> **SUPPLIED DATA**
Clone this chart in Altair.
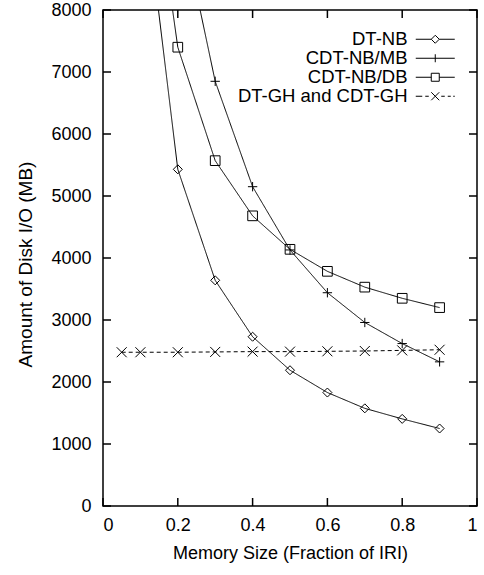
import altair as alt
import pandas as pd

# ---- data ----
series_names = ["DT-NB", "CDT-NB/MB", "CDT-NB/DB", "DT-GH and CDT-GH"]

x_dtnb = [0.1, 0.2, 0.3, 0.4, 0.5, 0.6, 0.7, 0.8, 0.9]
y_dtnb = [10400, 5430, 3640, 2730, 2190, 1830, 1575, 1405, 1250]

x_mb = [0.2, 0.3, 0.4, 0.5, 0.6, 0.7, 0.8, 0.9]
y_mb = [9700, 6850, 5150, 4130, 3440, 2960, 2620, 2325]

x_db = [0.1, 0.2, 0.3, 0.4, 0.5, 0.6, 0.7, 0.8, 0.9]
y_db = [11700, 7400, 5570, 4680, 4140, 3785, 3530, 3350, 3200]

x_gh = [0.05, 0.1, 0.2, 0.3, 0.4, 0.5, 0.6, 0.7, 0.8, 0.9]
y_gh = [2480, 2480, 2480, 2485, 2490, 2490, 2495, 2500, 2510, 2520]

x_ticks = [0, 0.2, 0.4, 0.6, 0.8, 1]
y_ticks = [0, 1000, 2000, 3000, 4000, 5000, 6000, 7000, 8000]

rows = []
for name, xs, ys in [
    (series_names[0], x_dtnb, y_dtnb),
    (series_names[1], x_mb, y_mb),
    (series_names[2], x_db, y_db),
    (series_names[3], x_gh, y_gh),
]:
    for xv, yv in zip(xs, ys):
        rows.append({"series": name, "legend": name, "x": xv, "y": yv})
df = pd.DataFrame(rows)
df_xt = pd.DataFrame({"x": x_ticks})
df_yt = pd.DataFrame({"y": y_ticks})

W, H = 374, 496
TL = 8  # inward tick length (px)
FONT = "Liberation Sans"

# marker shapes on the curves
marker_shapes = ["diamond", "M-1,0H1M0,-1V1", "square", "M-1,-1L1,1M-1,1L1,-1"]
marker_sizes = [81, 100, 90, 81]

# legend samples: line + marker (units of 5 px)
legend_paths = [
    "M-3.9,0H-0.8M0.8,0H3.9M0,-0.8L0.8,0L0,0.8L-0.8,0Z",
    "M-3.9,0H3.9M0,-0.8V0.8",
    "M-3.9,0H-0.8M0.8,0H3.9M-0.8,-0.8H0.8V0.8H-0.8Z",
    "M-3.9,0H-2.6M-2.0,0H-1.3M-0.8,-0.8L0.8,0.8M-0.8,0.8L0.8,-0.8M1.2,0H1.9M2.5,0H3.1M3.6,0H3.9",
]

x_scale = alt.Scale(domain=[0, 1], nice=False, zero=False)
y_scale = alt.Scale(domain=[0, 8000], nice=False)

x_axis = alt.Axis(
    values=x_ticks, format="~g", title="Memory Size (Fraction of IRI)",
    grid=False, ticks=False, labelPadding=10, titlePadding=10,
)
y_axis = alt.Axis(
    values=y_ticks, format="d", title="Amount of Disk I/O (MB)",
    grid=False, ticks=False, labelPadding=12, titlePadding=15,
    titleFontSize=19, titleY=254,
)
x_main = alt.X("x:Q", scale=x_scale, axis=x_axis)
y_main = alt.Y("y:Q", scale=y_scale, axis=y_axis)

# inward tick marks on all four sides of the frame (drawn from the tick lists)
tick_style = dict(color="black", strokeWidth=1.5)
ticks_left = alt.Chart(df_yt).mark_rule(**tick_style).encode(
    y=y_main, x=alt.value(0), x2=alt.value(TL))
ticks_right = alt.Chart(df_yt).mark_rule(**tick_style).encode(
    y=y_main, x=alt.value(W - TL), x2=alt.value(W))
ticks_bottom = alt.Chart(df_xt).mark_rule(**tick_style).encode(
    x=x_main, y=alt.value(H - TL), y2=alt.value(H))
ticks_top = alt.Chart(df_xt).mark_rule(**tick_style).encode(
    x=x_main, y=alt.value(0), y2=alt.value(TL))

base = alt.Chart(df)

lines = base.mark_line(color="black", strokeWidth=1, clip=True).encode(
    x=x_main,
    y=y_main,
    strokeDash=alt.StrokeDash(
        "series:N",
        scale=alt.Scale(domain=series_names, range=[[1, 0], [1, 0], [1, 0], [4, 3]]),
        legend=None,
    ),
)

points = base.mark_point(filled=False, color="black", strokeWidth=1, opacity=1, clip=True).encode(
    x=x_main,
    y=y_main,
    shape=alt.Shape("series:N", scale=alt.Scale(domain=series_names, range=marker_shapes), legend=None),
    size=alt.Size("series:N", scale=alt.Scale(domain=series_names, range=marker_sizes), legend=None),
)

legend_layer = base.mark_point(filled=False, color="black", opacity=0, size=100, clip=True).encode(
    x=x_main,
    y=y_main,
    shape=alt.Shape(
        "legend:N",
        scale=alt.Scale(domain=series_names, range=legend_paths),
        legend=alt.Legend(
            title=None,
            orient="none",
            legendX=323,
            legendY=20,
            padding=0,
            symbolSize=100,
            symbolStrokeWidth=1,
            symbolStrokeColor="black",
            symbolFillColor="transparent",
            symbolOpacity=1,
            labelAlign="right",
            labelOffset={"expr": "-37"},
            labelFont=FONT,
            labelFontSize=18.5,
            labelColor="black",
            labelLimit=400,
            rowPadding={"expr": "-2.2"},
        ),
    ),
)

chart = (
    alt.layer(ticks_left, ticks_right, ticks_bottom, ticks_top, lines, points, legend_layer)
    .resolve_scale(shape="independent")
    .properties(
        width=W,
        height=H,
        autosize=alt.AutoSizeParams(type="none"),
        padding={"left": 103, "top": 10, "right": 7, "bottom": 69},
        background="white",
    )
    .configure_view(stroke="black", strokeWidth=1.5)
    .configure_axis(
        domain=False,
        labelFont=FONT,
        labelFontSize=18,
        labelColor="black",
        titleFont=FONT,
        titleFontSize=18,
        titleFontWeight="normal",
        titleColor="black",
    )
)

chart.save("out.html", embed_options={"renderer": "svg", "actions": False})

> **WORK INSTRUCTIONS**
Everything from the first line of the listing above through the line that contains "y_mb = [9700, 6850, 5150, 4130, 3440, 2960, 2620, 2325]" is to be restated word for word, minus the pictures.

> **EXERCISE ANSWER**
Clone this chart in Altair.
import altair as alt
import pandas as pd

# ---- data ----
series_names = ["DT-NB", "CDT-NB/MB", "CDT-NB/DB", "DT-GH and CDT-GH"]

x_dtnb = [0.1, 0.2, 0.3, 0.4, 0.5, 0.6, 0.7, 0.8, 0.9]
y_dtnb = [10400, 5430, 3640, 2730, 2190, 1830, 1575, 1405, 1250]

x_mb = [0.2, 0.3, 0.4, 0.5, 0.6, 0.7, 0.8, 0.9]
y_mb = [9700, 6850, 5150, 4130, 3440, 2960, 2620, 2325]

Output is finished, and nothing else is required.